Maniktala is a residential area of North Kolkata, in Kolkata district, West Bengal, India.

Etymology
The tomb of Manik Pir is located in lane near Maniktala crossing. Some people say, the neighbourhood is named after Manik Pir.

Others say, Manik pir (erst: Syed Husen Ud din shah)  came from North India on early eighteenth century. But Maniktala, this name is also mentioned in a map of 1784. They say, the bodyguard of Nawab of Bengal Alivardi Khan, Manikchand Bose (erst : Manikram Bose) lived in this place as the caretaker of Calcutta (Ali Nagar) around from 1756. He was a wise, Compassionate man. That's why he was so popular to all people. From Manikchand this area is called Maniktala.

History
In 1889, the suburbs of old Calcutta were grouped in four municipalities. Maniktala formed the East Suburban Municipality. In the same year, Maniktala, Ultadanga and Beliaghata became 'fringe area wards' of Kolkata Municipal Corporation. The Calcutta Municipal Act of 1923 brought about important changes. The adjacent municipalities of Cossipore, Chitpur, Maniktala and Garden Reach were amalgamated with Kolkata. Garden Reach was later taken out.

Geography

Location
Today's Maniktala crossing is the intersection of Vivekananda Road (Maniktala Main Road) and Acharya Prafulla Chandra Road (Upper Circular Road) — two main thoroughfares in North Kolkata. Beadon Street (Dani Ghosh Sarani/Abhedananda Road), one of the important streets of North Kolkata originates from Maniktala, ending in Nimtala Ghat. Amherst Street also starts nearby (Chaltabagan). Aurobindo Sarani crosses APC Road at Khanna crossing, Maniktala.  Maniktala crossing connects Shyambazar, Kankurgachi, Rajabazar and Girish Park to Maniktala.

Police district
Manicktala police station is part of the Eastern Suburban division of Kolkata Police. It is located at 20, Canal West Road, Kolkata-700006.
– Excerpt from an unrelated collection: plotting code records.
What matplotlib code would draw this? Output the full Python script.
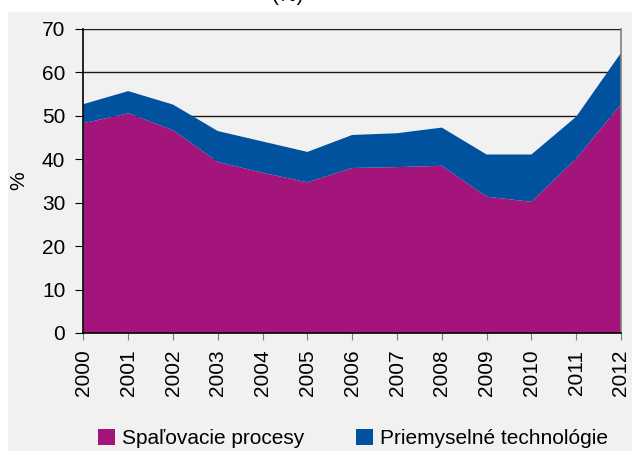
import matplotlib.pyplot as plt
from matplotlib.patches import Rectangle, Patch
import numpy as np

plt.rcParams['font.family'] = ['Liberation Sans', 'DejaVu Sans']

# data
roky = ['2000', '2001', '2002', '2003', '2004', '2005', '2006',
        '2007', '2008', '2009', '2010', '2011', '2012']
spalovanie = [48.3, 50.6, 46.7, 39.4, 36.9, 34.7, 38.0, 38.2, 38.5, 31.4, 30.2, 40.2, 52.7]
priemysel = [4.4, 5.1, 5.9, 7.1, 7.2, 7.0, 7.6, 7.8, 8.8, 9.7, 10.9, 9.6, 11.8]
nazvy = ['Spaľovacie procesy', 'Priemyselné technológie']
farby = ['#A4157C', '#00519E']
bg = '#F1F1F1'

fig = plt.figure(figsize=(6.32, 4.51), dpi=100)
fig.patch.set_facecolor('white')
fig.patches.append(Rectangle((8 / 632, 0), 1 - 8 / 632, 1 - 12 / 451,
                             transform=fig.transFigure, facecolor=bg,
                             edgecolor='none', zorder=-5))
fig.text(0.455, 1.01, '(%)', ha='center', va='center', fontsize=15)

ax = fig.add_axes([83.4 / 632, 1 - 333 / 451, (621 - 83.4) / 632, (333 - 29) / 451])
ax.set_facecolor('none')

x = np.arange(len(roky))
ax.stackplot(x, spalovanie, priemysel, colors=farby, linewidth=0, zorder=2)

ax.set_xlim(0, len(roky) - 1)
ax.set_ylim(0, 70)
ax.set_yticks(range(0, 71, 10))
ax.set_xticks(x)
ax.set_xticklabels(roky, rotation=90, fontsize=15)
ax.tick_params(axis='y', labelsize=15, length=6, color='black', pad=7)
ax.tick_params(axis='x', length=5, color='#808080', pad=7)
ax.set_ylabel('%', fontsize=15)
ax.yaxis.set_label_coords(-0.103, 0.5)

for v in range(10, 71, 10):
    ax.axhline(v, color='#1a1a1a', lw=1.0, zorder=1)

for s in ['left', 'bottom']:
    ax.spines[s].set_color('black')
    ax.spines[s].set_linewidth(1.2)
ax.spines['top'].set_visible(False)
ax.spines['right'].set_color('#808080')
ax.spines['right'].set_linewidth(1.2)
for s in ax.spines.values():
    s.set_zorder(3)

handles = [Patch(facecolor=c, edgecolor='none') for c in farby]
fig.legend(handles, nazvy, loc='center', bbox_to_anchor=(0.559, 0.027), ncol=2,
           frameon=False, fontsize=15, handlelength=0.8, handleheight=0.8,
           handletextpad=0.35, columnspacing=2.5)

plt.savefig('out.png', dpi=100)
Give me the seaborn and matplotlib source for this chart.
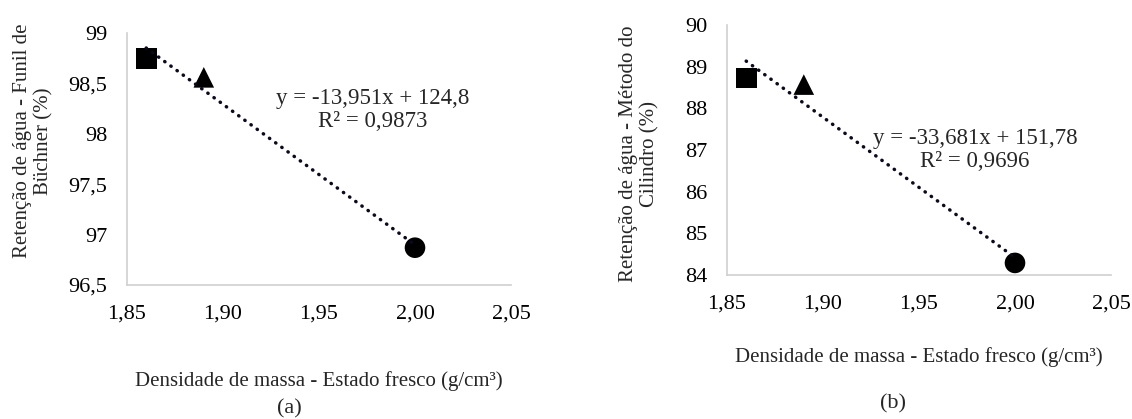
import matplotlib
matplotlib.use("Agg")
import matplotlib.pyplot as plt
import seaborn as sns
import numpy as np
import pandas as pd
from matplotlib.ticker import FuncFormatter, MultipleLocator

# ---- data ----
density = [1.86, 1.89, 2.00]
groups = ["A", "B", "C"]
ret_buchner = [98.75, 98.56, 96.87]
ret_cilindro = [88.73, 88.57, 84.29]
slope = [-13.951, -33.681]
intercept = [124.8, 151.78]
eq_text = ["y = -13,951x + 124,8\nR² = 0,9873", "y = -33,681x + 151,78\nR² = 0,9696"]
ylabels = ["Retenção de água - Funil de\nBüchner (%)", "Retenção de água - Método do\nCilindro (%)"]
xlabel = "Densidade de massa - Estado fresco (g/cm³)"
panel_tags = ["(a)", "(b)"]
ylims = [(96.5, 99.0), (84.0, 90.0)]
ysteps = [0.5, 1.0]

sns.set_theme(style="white")
plt.rcParams["font.family"] = ["Liberation Serif", "DejaVu Serif"]

fig = plt.figure(figsize=(11.32, 4.19), dpi=100)
W, H = 1132, 419
# axes boxes in pixels: left, top, right, bottom
boxes = [(127, 33, 511, 285), (727, 25, 1111, 275)]
ylab_pos = [(-0.243, 0.571), (-0.228, 0.484)]
xlab_y = [381, 357]
eq_pos = [(0.64, 0.695), (0.646, 0.5)]
tag_pos = [(289, 409), (893, 404)]

markers = {"A": "s", "B": "^", "C": "o"}
line_color = "#0a0a1c"

for i, yv in enumerate([ret_buchner, ret_cilindro]):
    l, t, r, b = boxes[i]
    ax = fig.add_axes([l / W, (H - b) / H, (r - l) / W, (b - t) / H])
    df = pd.DataFrame({"x": density, "y": yv, "g": groups})
    xs = np.array([min(density), max(density)])
    tl = pd.DataFrame({"x": xs, "y": slope[i] * xs + intercept[i]})
    sns.lineplot(data=tl, x="x", y="y", ax=ax, color=line_color, lw=2.5,
                 linestyle=(0, (0.1, 2.1)), dash_capstyle="round", zorder=3)
    sns.scatterplot(data=df, x="x", y="y", style="g", markers=markers, ax=ax,
                    color="black", s=220, edgecolor="none", legend=False, zorder=2)
    ax.set_xlim(1.85, 2.05)
    ax.set_ylim(*ylims[i])
    ax.xaxis.set_major_locator(MultipleLocator(0.05))
    ax.yaxis.set_major_locator(MultipleLocator(ysteps[i]))
    ax.xaxis.set_major_formatter(FuncFormatter(lambda v, p: f"{v:.2f}".replace(".", ",")))
    ax.yaxis.set_major_formatter(FuncFormatter(lambda v, p: f"{v:g}".replace(".", ",")))
    ax.tick_params(axis="both", length=0, labelsize=16, colors="black")
    ax.tick_params(axis="y", pad=14)
    ax.tick_params(axis="x", pad=14)
    for s in ["top", "right"]:
        ax.spines[s].set_visible(False)
    for s in ["left", "bottom"]:
        ax.spines[s].set_color("#d0d0d0")
        ax.spines[s].set_linewidth(1.2)
    ax.set_ylabel(ylabels[i], fontsize=15, va="center", ha="center", linespacing=1.15)
    ax.yaxis.set_label_coords(*ylab_pos[i])
    ax.set_xlabel(xlabel, fontsize=15, va="center")
    ax.xaxis.set_label_coords(0.5, (b - xlab_y[i]) / (b - t))
    ax.text(eq_pos[i][0], eq_pos[i][1], eq_text[i], transform=ax.transAxes,
            ha="center", va="center", multialignment="center", fontsize=16.5,
            linespacing=1.12)
    fig.text(tag_pos[i][0] / W, 1 - tag_pos[i][1] / H, panel_tags[i],
             ha="center", va="center", fontsize=16)

fig.savefig("out.png", dpi=100, facecolor="white")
Ultadanga Women police station covers all police districts under the jurisdiction of the Eastern Suburban division i.e. Beliaghata, Entally, Maniktala, Narkeldanga, Ultadanga, Tangra and Phoolbagan.

Landmarks

The Central Blood Bank of West Bengal Government is located at the Maniktala crossing. So is one of oldest markets of Kolkata, the Maniktala Bazar, easily identified by the clock tower. Gouribari Badridas Jain Temple is also located nearby.

Economy

Daily markets
 
Maniktala market, along with Hatibagan, Sealdah, Lake Market and Gariahat markets, is amongst the largest markets in Kolkata. "The vintage landmark of the clock tower in Maniktala helps to spot the interiors of this market well." Maniktala is famous for its fish market but is also popular for groceries and fresh vegetables. It is one of the best farmer's markets in Kolkata. Maniktala Market at 187, Vivekananda Road is a private market spread over 3 acres. Vegetables, fruits, betel leaf, flowers, fish, meat, egg etc.are available. Maniktala Municipal Market is located at P-187, C.I.T. Road, Kankurgachi. In Kolkata, every para (neighbourhood) has a machher bazar (fish market), but there are some big fish markets in different areas of the city: Howrah wholesale fish market, Gariahat, Sealdah and Maniktala. These markets "are famous not only for the wide variety of fishes they procure but also for their stellar quality. Prices depend on the fish you want. The staple ones are competitively priced. However, the special fishes such as Iilish, Chitol, Chingri can go for some ridiculous pricing. But that's no deterrence for the fish lover who can't do without it in his lunch!" Maniktala market sets a sort of a bench-mark for the pricing.

Transport 

The Maratha Ditch was dug in 1742 and it was partly filled up in 1799 to create the Circular Road (now Acharya Prafulla Chandra Road).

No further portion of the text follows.